───── SOURCE MATERIAL ─────

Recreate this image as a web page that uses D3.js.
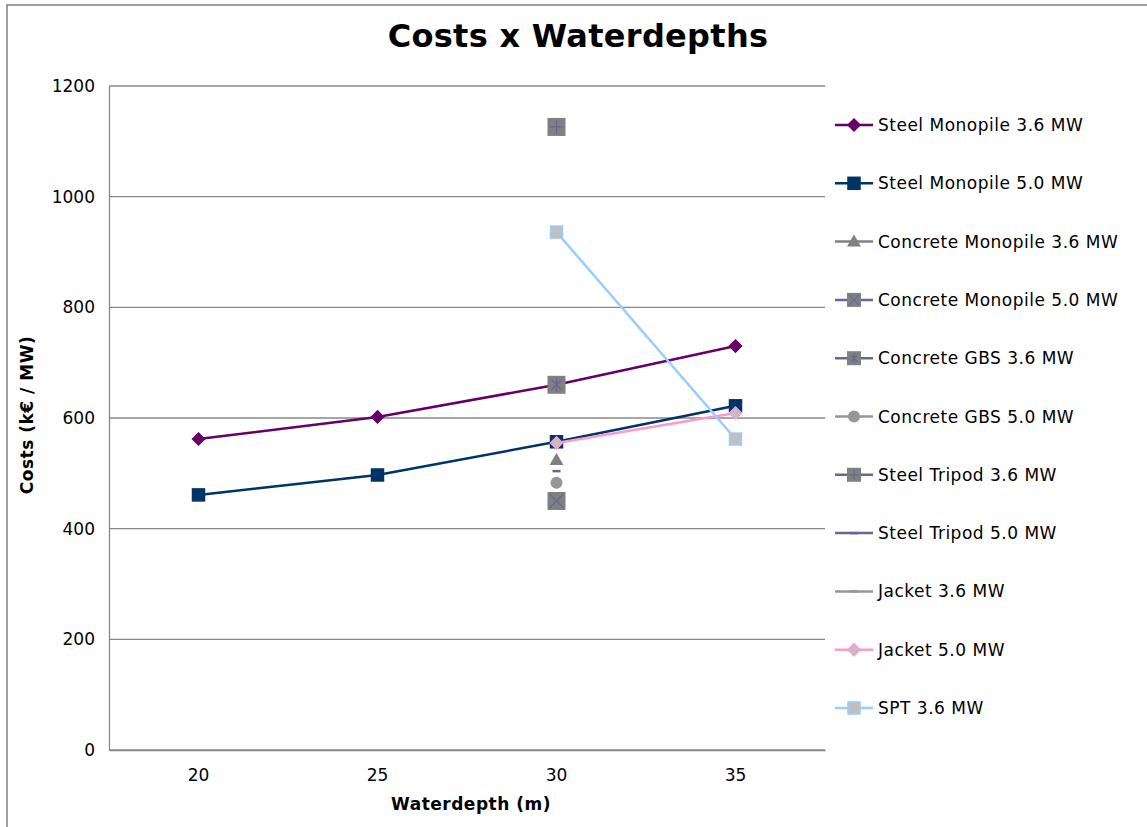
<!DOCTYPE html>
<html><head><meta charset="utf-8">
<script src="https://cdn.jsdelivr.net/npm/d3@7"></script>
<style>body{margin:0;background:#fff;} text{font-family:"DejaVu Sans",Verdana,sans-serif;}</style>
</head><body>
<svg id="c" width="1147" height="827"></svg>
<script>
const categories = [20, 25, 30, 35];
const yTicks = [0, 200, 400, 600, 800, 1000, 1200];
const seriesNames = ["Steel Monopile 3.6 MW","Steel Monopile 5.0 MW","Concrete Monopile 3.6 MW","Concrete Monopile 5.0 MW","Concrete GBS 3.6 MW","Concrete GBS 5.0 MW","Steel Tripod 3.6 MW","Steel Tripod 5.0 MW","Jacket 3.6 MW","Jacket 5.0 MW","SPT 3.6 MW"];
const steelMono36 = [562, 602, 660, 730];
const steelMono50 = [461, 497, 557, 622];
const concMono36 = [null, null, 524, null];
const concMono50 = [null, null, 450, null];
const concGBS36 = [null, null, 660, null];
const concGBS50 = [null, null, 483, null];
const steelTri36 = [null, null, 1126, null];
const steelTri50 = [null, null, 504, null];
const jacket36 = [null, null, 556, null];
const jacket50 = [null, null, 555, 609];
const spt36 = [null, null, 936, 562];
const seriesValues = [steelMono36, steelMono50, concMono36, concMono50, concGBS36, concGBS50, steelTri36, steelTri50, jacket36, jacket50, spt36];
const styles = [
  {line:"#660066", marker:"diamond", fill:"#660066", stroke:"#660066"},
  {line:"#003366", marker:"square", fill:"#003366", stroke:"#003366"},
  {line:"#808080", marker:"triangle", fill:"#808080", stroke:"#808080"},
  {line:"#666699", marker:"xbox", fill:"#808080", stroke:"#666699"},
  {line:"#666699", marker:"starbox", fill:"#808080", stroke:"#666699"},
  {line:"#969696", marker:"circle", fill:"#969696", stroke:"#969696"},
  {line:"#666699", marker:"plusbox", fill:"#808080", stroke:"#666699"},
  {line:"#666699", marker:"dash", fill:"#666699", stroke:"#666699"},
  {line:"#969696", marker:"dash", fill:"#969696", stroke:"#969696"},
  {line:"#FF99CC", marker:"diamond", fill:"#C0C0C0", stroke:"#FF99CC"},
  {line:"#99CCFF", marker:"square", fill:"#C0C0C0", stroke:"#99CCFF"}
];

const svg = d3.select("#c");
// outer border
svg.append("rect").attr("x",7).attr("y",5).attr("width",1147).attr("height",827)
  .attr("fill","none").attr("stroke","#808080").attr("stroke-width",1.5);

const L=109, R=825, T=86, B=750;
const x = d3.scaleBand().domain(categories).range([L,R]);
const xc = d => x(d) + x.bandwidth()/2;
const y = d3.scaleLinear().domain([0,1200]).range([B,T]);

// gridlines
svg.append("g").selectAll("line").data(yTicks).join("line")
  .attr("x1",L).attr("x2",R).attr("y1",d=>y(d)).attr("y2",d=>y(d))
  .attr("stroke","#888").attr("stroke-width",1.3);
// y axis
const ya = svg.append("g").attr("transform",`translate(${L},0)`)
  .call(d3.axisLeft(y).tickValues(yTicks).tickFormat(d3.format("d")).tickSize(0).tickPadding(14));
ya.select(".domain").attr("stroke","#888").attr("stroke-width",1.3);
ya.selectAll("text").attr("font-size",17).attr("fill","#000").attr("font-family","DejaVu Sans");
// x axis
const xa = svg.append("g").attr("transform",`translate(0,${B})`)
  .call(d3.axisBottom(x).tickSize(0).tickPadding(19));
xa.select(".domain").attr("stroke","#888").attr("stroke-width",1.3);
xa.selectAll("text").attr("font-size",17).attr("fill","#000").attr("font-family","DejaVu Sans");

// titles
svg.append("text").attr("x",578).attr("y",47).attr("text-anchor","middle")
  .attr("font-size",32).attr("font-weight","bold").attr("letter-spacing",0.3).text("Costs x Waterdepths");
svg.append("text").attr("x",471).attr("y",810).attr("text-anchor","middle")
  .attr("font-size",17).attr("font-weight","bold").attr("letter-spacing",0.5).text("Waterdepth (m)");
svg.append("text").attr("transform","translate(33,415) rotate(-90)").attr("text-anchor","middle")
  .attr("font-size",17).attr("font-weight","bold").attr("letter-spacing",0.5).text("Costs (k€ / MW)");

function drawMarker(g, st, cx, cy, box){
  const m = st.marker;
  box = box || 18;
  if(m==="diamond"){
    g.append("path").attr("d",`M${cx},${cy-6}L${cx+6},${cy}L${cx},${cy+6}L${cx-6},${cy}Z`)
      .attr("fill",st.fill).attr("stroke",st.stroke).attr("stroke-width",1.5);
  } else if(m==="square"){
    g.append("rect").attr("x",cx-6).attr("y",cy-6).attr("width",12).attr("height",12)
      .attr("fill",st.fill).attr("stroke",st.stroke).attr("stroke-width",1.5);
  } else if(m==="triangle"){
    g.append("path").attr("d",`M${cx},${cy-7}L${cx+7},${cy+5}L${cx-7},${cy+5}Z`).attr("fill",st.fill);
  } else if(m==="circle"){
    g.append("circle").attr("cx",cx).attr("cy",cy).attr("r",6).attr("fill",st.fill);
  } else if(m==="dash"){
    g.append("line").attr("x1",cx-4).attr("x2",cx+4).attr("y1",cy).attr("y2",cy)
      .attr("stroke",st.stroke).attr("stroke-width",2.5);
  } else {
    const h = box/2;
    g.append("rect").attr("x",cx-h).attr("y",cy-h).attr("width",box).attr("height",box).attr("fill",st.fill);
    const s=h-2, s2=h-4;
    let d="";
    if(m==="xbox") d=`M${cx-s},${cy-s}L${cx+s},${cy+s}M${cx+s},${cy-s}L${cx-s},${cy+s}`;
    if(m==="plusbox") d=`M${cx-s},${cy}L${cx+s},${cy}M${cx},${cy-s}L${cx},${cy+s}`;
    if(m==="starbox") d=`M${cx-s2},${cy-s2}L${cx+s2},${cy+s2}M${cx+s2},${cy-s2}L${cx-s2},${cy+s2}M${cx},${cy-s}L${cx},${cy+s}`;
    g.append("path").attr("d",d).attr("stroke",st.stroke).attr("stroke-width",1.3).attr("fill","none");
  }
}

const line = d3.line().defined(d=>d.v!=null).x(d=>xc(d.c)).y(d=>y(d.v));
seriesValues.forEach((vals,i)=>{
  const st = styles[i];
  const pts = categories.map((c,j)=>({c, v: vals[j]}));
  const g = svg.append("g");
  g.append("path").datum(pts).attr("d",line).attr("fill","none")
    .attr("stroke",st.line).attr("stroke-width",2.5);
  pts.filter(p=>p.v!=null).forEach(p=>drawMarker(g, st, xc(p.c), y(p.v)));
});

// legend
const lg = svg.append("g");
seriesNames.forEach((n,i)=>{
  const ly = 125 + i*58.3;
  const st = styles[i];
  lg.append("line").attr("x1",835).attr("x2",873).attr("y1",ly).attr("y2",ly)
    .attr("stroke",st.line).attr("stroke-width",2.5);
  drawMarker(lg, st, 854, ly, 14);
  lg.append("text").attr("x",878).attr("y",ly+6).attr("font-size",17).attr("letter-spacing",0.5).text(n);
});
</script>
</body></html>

─────

* WHAT THE TASK ASKS: From start to finish, output the listing exactly, but omit its pictures.

* EXERCISE ANSWER:
Recreate this image as a web page that uses D3.js.
<!DOCTYPE html>
<html><head><meta charset="utf-8">
<script src="https://cdn.jsdelivr.net/npm/d3@7"></script>
<style>body{margin:0;background:#fff;} text{font-family:"DejaVu Sans",Verdana,sans-serif;}</style>
</head><body>
<svg id="c" width="1147" height="827"></svg>
<script>
const categories = [20, 25, 30, 35];
const yTicks = [0, 200, 400, 600, 800, 1000, 1200];
const seriesNames = ["Steel Monopile 3.6 MW","Steel Monopile 5.0 MW","Concrete Monopile 3.6 MW","Concrete Monopile 5.0 MW","Concrete GBS 3.6 MW","Concrete GBS 5.0 MW","Steel Tripod 3.6 MW","Steel Tripod 5.0 MW","Jacket 3.6 MW","Jacket 5.0 MW","SPT 3.6 MW"];
const steelMono36 = [562, 602, 660, 730];
const steelMono50 = [461, 497, 557, 622];
const concMono36 = [null, null, 524, null];
const concMono50 = [null, null, 450, null];
const concGBS36 = [null, null, 660, null];
const concGBS50 = [null, null, 483, null];
const steelTri36 = [null, null, 1126, null];
const steelTri50 = [null, null, 504, null];
const jacket36 = [null, null, 556, null];
const jacket50 = [null, null, 555, 609];
const spt36 = [null, null, 936, 562];
const seriesValues = [steelMono36, steelMono50, concMono36, concMono50, concGBS36, concGBS50, steelTri36, steelTri50, jacket36, jacket50, spt36];
const styles = [
  {line:"#660066", marker:"diamond", fill:"#660066", stroke:"#660066"},
  {line:"#003366", marker:"square", fill:"#003366", stroke:"#003366"},
  {line:"#808080", marker:"triangle", fill:"#808080", stroke:"#808080"},
  {line:"#666699", marker:"xbox", fill:"#808080", stroke:"#666699"},
  {line:"#666699", marker:"starbox", fill:"#808080", stroke:"#666699"},
  {line:"#969696", marker:"circle", fill:"#969696", stroke:"#969696"},
  {line:"#666699", marker:"plusbox", fill:"#808080", stroke:"#666699"},
  {line:"#666699", marker:"dash", fill:"#666699", stroke:"#666699"},
  {line:"#969696", marker:"dash", fill:"#969696", stroke:"#969696"},
  {line:"#FF99CC", marker:"diamond", fill:"#C0C0C0", stroke:"#FF99CC"},
  {line:"#99CCFF", marker:"square", fill:"#C0C0C0", stroke:"#99CCFF"}
];

const svg = d3.select("#c");
// outer border
svg.append("rect").attr("x",7).attr("y",5).attr("width",1147).attr("height",827)
  .attr("fill","none").attr("stroke","#808080").attr("stroke-width",1.5);

const L=109, R=825, T=86, B=750;
const x = d3.scaleBand().domain(categories).range([L,R]);
const xc = d => x(d) + x.bandwidth()/2;
const y = d3.scaleLinear().domain([0,1200]).range([B,T]);

// gridlines
svg.append("g").selectAll("line").data(yTicks).join("line")
  .attr("x1",L).attr("x2",R).attr("y1",d=>y(d)).attr("y2",d=>y(d))
  .attr("stroke","#888").attr("stroke-width",1.3);
// y axis
const ya = svg.append("g").attr("transform",`translate(${L},0)`)
  .call(d3.axisLeft(y).tickValues(yTicks).tickFormat(d3.format("d")).tickSize(0).tickPadding(14));
ya.select(".domain").attr("stroke","#888").attr("stroke-width",1.3);
ya.selectAll("text").attr("font-size",17).attr("fill","#000").attr("font-family","DejaVu Sans");
// x axis
const xa = svg.append("g").attr("transform",`translate(0,${B})`)
  .call(d3.axisBottom(x).tickSize(0).tickPadding(19));
xa.select(".domain").attr("stroke","#888").attr("stroke-width",1.3);
xa.selectAll("text").attr("font-size",17).attr("fill","#000").attr("font-family","DejaVu Sans");

// titles
svg.append("text").attr("x",578).attr("y",47).attr("text-anchor","middle")
  .attr("font-size",32).attr("font-weight","bold").attr("letter-spacing",0.3).text("Costs x Waterdepths");
svg.append("text").attr("x",471).attr("y",810).attr("text-anchor","middle")
  .attr("font-size",17).attr("font-weight","bold").attr("letter-spacing",0.5).text("Waterdepth (m)");
svg.append("text").attr("transform","translate(33,415) rotate(-90)").attr("text-anchor","middle")
  .attr("font-size",17).attr("font-weight","bold").attr("letter-spacing",0.5).text("Costs (k€ / MW)");

function drawMarker(g, st, cx, cy, box){
  const m = st.marker;
  box = box || 18;
  if(m==="diamond"){
    g.append("path").attr("d",`M${cx},${cy-6}L${cx+6},${cy}L${cx},${cy+6}L${cx-6},${cy}Z`)
      .attr("fill",st.fill).attr("stroke",st.stroke).attr("stroke-width",1.5);
  } else if(m==="square"){
    g.append("rect").attr("x",cx-6).attr("y",cy-6).attr("width",12).attr("height",12)
      .attr("fill",st.fill).attr("stroke",st.stroke).attr("stroke-width",1.5);
  } else if(m==="triangle"){
    g.append("path").attr("d",`M${cx},${cy-7}L${cx+7},${cy+5}L${cx-7},${cy+5}Z`).attr("fill",st.fill);
  } else if(m==="circle"){
    g.append("circle").attr("cx",cx).attr("cy",cy).attr("r",6).attr("fill",st.fill);
  } else if(m==="dash"){
    g.append("line").attr("x1",cx-4).attr("x2",cx+4).attr("y1",cy).attr("y2",cy)
      .attr("stroke",st.stroke).attr("stroke-width",2.5);
  } else {
    const h = box/2;
    g.append("rect").attr("x",cx-h).attr("y",cy-h).attr("width",box).attr("height",box).attr("fill",st.fill);
    const s=h-2, s2=h-4;
    let d="";
    if(m==="xbox") d=`M${cx-s},${cy-s}L${cx+s},${cy+s}M${cx+s},${cy-s}L${cx-s},${cy+s}`;
    if(m==="plusbox") d=`M${cx-s},${cy}L${cx+s},${cy}M${cx},${cy-s}L${cx},${cy+s}`;
    if(m==="starbox") d=`M${cx-s2},${cy-s2}L${cx+s2},${cy+s2}M${cx+s2},${cy-s2}L${cx-s2},${cy+s2}M${cx},${cy-s}L${cx},${cy+s}`;
    g.append("path").attr("d",d).attr("stroke",st.stroke).attr("stroke-width",1.3).attr("fill","none");
  }
}

const line = d3.line().defined(d=>d.v!=null).x(d=>xc(d.c)).y(d=>y(d.v));
seriesValues.forEach((vals,i)=>{
  const st = styles[i];
  const pts = categories.map((c,j)=>({c, v: vals[j]}));
  const g = svg.append("g");
  g.append("path").datum(pts).attr("d",line).attr("fill","none")
    .attr("stroke",st.line).attr("stroke-width",2.5);
  pts.filter(p=>p.v!=null).forEach(p=>drawMarker(g, st, xc(p.c), y(p.v)));
});

// legend
const lg = svg.append("g");
seriesNames.forEach((n,i)=>{
  const ly = 125 + i*58.3;
  const st = styles[i];
  lg.append("line").attr("x1",835).attr("x2",873).attr("y1",ly).attr("y2",ly)
    .attr("stroke",st.line).attr("stroke-width",2.5);
  drawMarker(lg, st, 854, ly, 14);
  lg.append("text").attr("x",878).attr("y",ly+6).attr("font-size",17).attr("letter-spacing",0.5).text(n);
});
</script>
</body></html>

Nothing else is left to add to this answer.